§ **WHAT THE EXERCISE ASKS**:
Give the listing below again in full, exactly as written.

§ **GIVEN MATERIAL**:
--- begin ---

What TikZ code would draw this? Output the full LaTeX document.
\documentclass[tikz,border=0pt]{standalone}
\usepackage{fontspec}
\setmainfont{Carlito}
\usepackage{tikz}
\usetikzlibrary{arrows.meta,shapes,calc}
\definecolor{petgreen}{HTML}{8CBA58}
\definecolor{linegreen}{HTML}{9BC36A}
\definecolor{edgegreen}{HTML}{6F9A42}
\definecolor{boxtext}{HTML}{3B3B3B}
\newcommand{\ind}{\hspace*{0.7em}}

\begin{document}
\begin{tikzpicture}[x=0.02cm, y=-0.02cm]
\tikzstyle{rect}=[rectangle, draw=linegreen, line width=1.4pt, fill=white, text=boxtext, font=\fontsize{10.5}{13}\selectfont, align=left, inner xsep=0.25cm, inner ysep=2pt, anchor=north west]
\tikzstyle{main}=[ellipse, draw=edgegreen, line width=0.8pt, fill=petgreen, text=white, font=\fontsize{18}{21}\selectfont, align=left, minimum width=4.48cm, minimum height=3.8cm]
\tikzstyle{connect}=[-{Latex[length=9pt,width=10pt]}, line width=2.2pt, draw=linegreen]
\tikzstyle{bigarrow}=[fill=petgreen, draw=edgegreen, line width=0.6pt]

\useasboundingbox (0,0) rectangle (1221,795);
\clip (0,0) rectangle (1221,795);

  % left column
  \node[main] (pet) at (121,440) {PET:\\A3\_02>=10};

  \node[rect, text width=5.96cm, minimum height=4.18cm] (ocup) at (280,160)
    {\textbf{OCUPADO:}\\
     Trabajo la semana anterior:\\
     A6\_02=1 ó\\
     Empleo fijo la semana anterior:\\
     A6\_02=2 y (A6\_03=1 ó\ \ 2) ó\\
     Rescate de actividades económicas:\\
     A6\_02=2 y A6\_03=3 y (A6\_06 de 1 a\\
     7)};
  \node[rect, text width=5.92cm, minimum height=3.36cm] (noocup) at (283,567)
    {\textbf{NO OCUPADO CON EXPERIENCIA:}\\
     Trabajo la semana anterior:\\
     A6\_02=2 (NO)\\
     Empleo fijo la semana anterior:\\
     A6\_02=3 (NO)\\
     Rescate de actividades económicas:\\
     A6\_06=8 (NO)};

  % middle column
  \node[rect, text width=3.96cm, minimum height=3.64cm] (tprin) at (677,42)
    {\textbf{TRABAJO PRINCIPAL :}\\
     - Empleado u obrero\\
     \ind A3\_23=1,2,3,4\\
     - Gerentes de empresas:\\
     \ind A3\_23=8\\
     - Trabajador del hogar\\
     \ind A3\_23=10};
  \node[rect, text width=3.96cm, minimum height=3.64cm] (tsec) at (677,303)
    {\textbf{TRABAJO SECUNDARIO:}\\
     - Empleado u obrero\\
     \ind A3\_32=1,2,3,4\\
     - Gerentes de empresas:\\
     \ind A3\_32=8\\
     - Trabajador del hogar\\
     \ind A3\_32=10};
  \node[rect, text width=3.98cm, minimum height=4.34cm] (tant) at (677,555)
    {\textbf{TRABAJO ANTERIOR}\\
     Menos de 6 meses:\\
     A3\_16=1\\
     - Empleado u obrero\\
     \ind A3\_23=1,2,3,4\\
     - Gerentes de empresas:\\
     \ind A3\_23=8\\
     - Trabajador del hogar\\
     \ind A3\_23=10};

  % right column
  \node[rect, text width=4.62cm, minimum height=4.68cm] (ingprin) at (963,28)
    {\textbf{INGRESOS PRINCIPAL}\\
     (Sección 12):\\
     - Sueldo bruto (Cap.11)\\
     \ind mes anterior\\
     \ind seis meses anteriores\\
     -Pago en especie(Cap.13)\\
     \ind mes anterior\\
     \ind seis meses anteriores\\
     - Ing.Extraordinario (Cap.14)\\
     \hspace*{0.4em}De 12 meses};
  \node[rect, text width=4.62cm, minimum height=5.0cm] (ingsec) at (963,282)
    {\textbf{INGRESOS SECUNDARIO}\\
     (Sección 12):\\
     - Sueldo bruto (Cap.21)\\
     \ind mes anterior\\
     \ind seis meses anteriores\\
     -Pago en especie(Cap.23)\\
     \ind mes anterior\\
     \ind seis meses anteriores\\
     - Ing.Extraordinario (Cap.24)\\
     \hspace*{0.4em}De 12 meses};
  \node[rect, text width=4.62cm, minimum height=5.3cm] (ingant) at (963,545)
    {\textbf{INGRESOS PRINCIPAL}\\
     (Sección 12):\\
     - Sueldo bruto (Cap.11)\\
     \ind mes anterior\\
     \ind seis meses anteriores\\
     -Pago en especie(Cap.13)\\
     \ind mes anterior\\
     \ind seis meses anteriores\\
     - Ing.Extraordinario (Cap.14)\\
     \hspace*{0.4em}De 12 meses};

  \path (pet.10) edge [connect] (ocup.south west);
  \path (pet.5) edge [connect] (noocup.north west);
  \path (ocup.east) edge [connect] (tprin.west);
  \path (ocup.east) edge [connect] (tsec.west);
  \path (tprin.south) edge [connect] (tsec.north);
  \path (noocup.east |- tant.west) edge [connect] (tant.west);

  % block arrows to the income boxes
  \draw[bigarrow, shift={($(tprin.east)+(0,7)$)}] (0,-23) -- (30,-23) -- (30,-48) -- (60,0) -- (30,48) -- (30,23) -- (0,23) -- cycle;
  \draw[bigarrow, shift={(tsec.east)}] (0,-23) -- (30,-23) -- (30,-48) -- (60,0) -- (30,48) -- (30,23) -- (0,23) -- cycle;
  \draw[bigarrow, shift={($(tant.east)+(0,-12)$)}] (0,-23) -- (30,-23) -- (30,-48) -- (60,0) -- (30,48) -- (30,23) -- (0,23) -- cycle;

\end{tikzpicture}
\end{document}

--- end ---

§ **RESPONSE FOR THIS EXERCISE**:
What TikZ code would draw this? Output the full LaTeX document.
\documentclass[tikz,border=0pt]{standalone}
\usepackage{fontspec}
\setmainfont{Carlito}
\usepackage{tikz}
\usetikzlibrary{arrows.meta,shapes,calc}
\definecolor{petgreen}{HTML}{8CBA58}
\definecolor{linegreen}{HTML}{9BC36A}
\definecolor{edgegreen}{HTML}{6F9A42}
\definecolor{boxtext}{HTML}{3B3B3B}
\newcommand{\ind}{\hspace*{0.7em}}

\begin{document}
\begin{tikzpicture}[x=0.02cm, y=-0.02cm]
\tikzstyle{rect}=[rectangle, draw=linegreen, line width=1.4pt, fill=white, text=boxtext, font=\fontsize{10.5}{13}\selectfont, align=left, inner xsep=0.25cm, inner ysep=2pt, anchor=north west]
\tikzstyle{main}=[ellipse, draw=edgegreen, line width=0.8pt, fill=petgreen, text=white, font=\fontsize{18}{21}\selectfont, align=left, minimum width=4.48cm, minimum height=3.8cm]
\tikzstyle{connect}=[-{Latex[length=9pt,width=10pt]}, line width=2.2pt, draw=linegreen]
\tikzstyle{bigarrow}=[fill=petgreen, draw=edgegreen, line width=0.6pt]

\useasboundingbox (0,0) rectangle (1221,795);
\clip (0,0) rectangle (1221,795);

  % left column
  \node[main] (pet) at (121,440) {PET:\\A3\_02>=10};

  \node[rect, text width=5.96cm, minimum height=4.18cm] (ocup) at (280,160)
    {\textbf{OCUPADO:}\\
     Trabajo la semana anterior:\\
     A6\_02=1 ó\\
     Empleo fijo la semana anterior:\\
     A6\_02=2 y (A6\_03=1 ó\ \ 2) ó\\
     Rescate de actividades económicas:\\
     A6\_02=2 y A6\_03=3 y (A6\_06 de 1 a\\
     7)};
  \node[rect, text width=5.92cm, minimum height=3.36cm] (noocup) at (283,567)
    {\textbf{NO OCUPADO CON EXPERIENCIA:}\\
     Trabajo la semana anterior:\\
     A6\_02=2 (NO)\\
     Empleo fijo la semana anterior:\\
     A6\_02=3 (NO)\\
     Rescate de actividades económicas:\\
     A6\_06=8 (NO)};

  % middle column
  \node[rect, text width=3.96cm, minimum height=3.64cm] (tprin) at (677,42)
    {\textbf{TRABAJO PRINCIPAL :}\\
     - Empleado u obrero\\
     \ind A3\_23=1,2,3,4\\
     - Gerentes de empresas:\\
     \ind A3\_23=8\\
     - Trabajador del hogar\\
     \ind A3\_23=10};
  \node[rect, text width=3.96cm, minimum height=3.64cm] (tsec) at (677,303)
    {\textbf{TRABAJO SECUNDARIO:}\\
     - Empleado u obrero\\
     \ind A3\_32=1,2,3,4\\
     - Gerentes de empresas:\\
     \ind A3\_32=8\\
     - Trabajador del hogar\\
     \ind A3\_32=10};
  \node[rect, text width=3.98cm, minimum height=4.34cm] (tant) at (677,555)
    {\textbf{TRABAJO ANTERIOR}\\
     Menos de 6 meses:\\
     A3\_16=1\\
     - Empleado u obrero\\
     \ind A3\_23=1,2,3,4\\
     - Gerentes de empresas:\\
     \ind A3\_23=8\\
     - Trabajador del hogar\\
     \ind A3\_23=10};

  % right column
  \node[rect, text width=4.62cm, minimum height=4.68cm] (ingprin) at (963,28)
    {\textbf{INGRESOS PRINCIPAL}\\
     (Sección 12):\\
     - Sueldo bruto (Cap.11)\\
     \ind mes anterior\\
     \ind seis meses anteriores\\
     -Pago en especie(Cap.13)\\
     \ind mes anterior\\
     \ind seis meses anteriores\\
     - Ing.Extraordinario (Cap.14)\\
     \hspace*{0.4em}De 12 meses};
  \node[rect, text width=4.62cm, minimum height=5.0cm] (ingsec) at (963,282)
    {\textbf{INGRESOS SECUNDARIO}\\
     (Sección 12):\\
     - Sueldo bruto (Cap.21)\\
     \ind mes anterior\\
     \ind seis meses anteriores\\
     -Pago en especie(Cap.23)\\
     \ind mes anterior\\
     \ind seis meses anteriores\\
     - Ing.Extraordinario (Cap.24)\\
     \hspace*{0.4em}De 12 meses};
  \node[rect, text width=4.62cm, minimum height=5.3cm] (ingant) at (963,545)
    {\textbf{INGRESOS PRINCIPAL}\\
     (Sección 12):\\
     - Sueldo bruto (Cap.11)\\
     \ind mes anterior\\
     \ind seis meses anteriores\\
     -Pago en especie(Cap.13)\\
     \ind mes anterior\\
     \ind seis meses anteriores\\
     - Ing.Extraordinario (Cap.14)\\
     \hspace*{0.4em}De 12 meses};

  \path (pet.10) edge [connect] (ocup.south west);
  \path (pet.5) edge [connect] (noocup.north west);
  \path (ocup.east) edge [connect] (tprin.west);
  \path (ocup.east) edge [connect] (tsec.west);
  \path (tprin.south) edge [connect] (tsec.north);
  \path (noocup.east |- tant.west) edge [connect] (tant.west);

  % block arrows to the income boxes
  \draw[bigarrow, shift={($(tprin.east)+(0,7)$)}] (0,-23) -- (30,-23) -- (30,-48) -- (60,0) -- (30,48) -- (30,23) -- (0,23) -- cycle;
  \draw[bigarrow, shift={(tsec.east)}] (0,-23) -- (30,-23) -- (30,-48) -- (60,0) -- (30,48) -- (30,23) -- (0,23) -- cycle;
  \draw[bigarrow, shift={($(tant.east)+(0,-12)$)}] (0,-23) -- (30,-23) -- (30,-48) -- (60,0) -- (30,48) -- (30,23) -- (0,23) -- cycle;

\end{tikzpicture}
\end{document}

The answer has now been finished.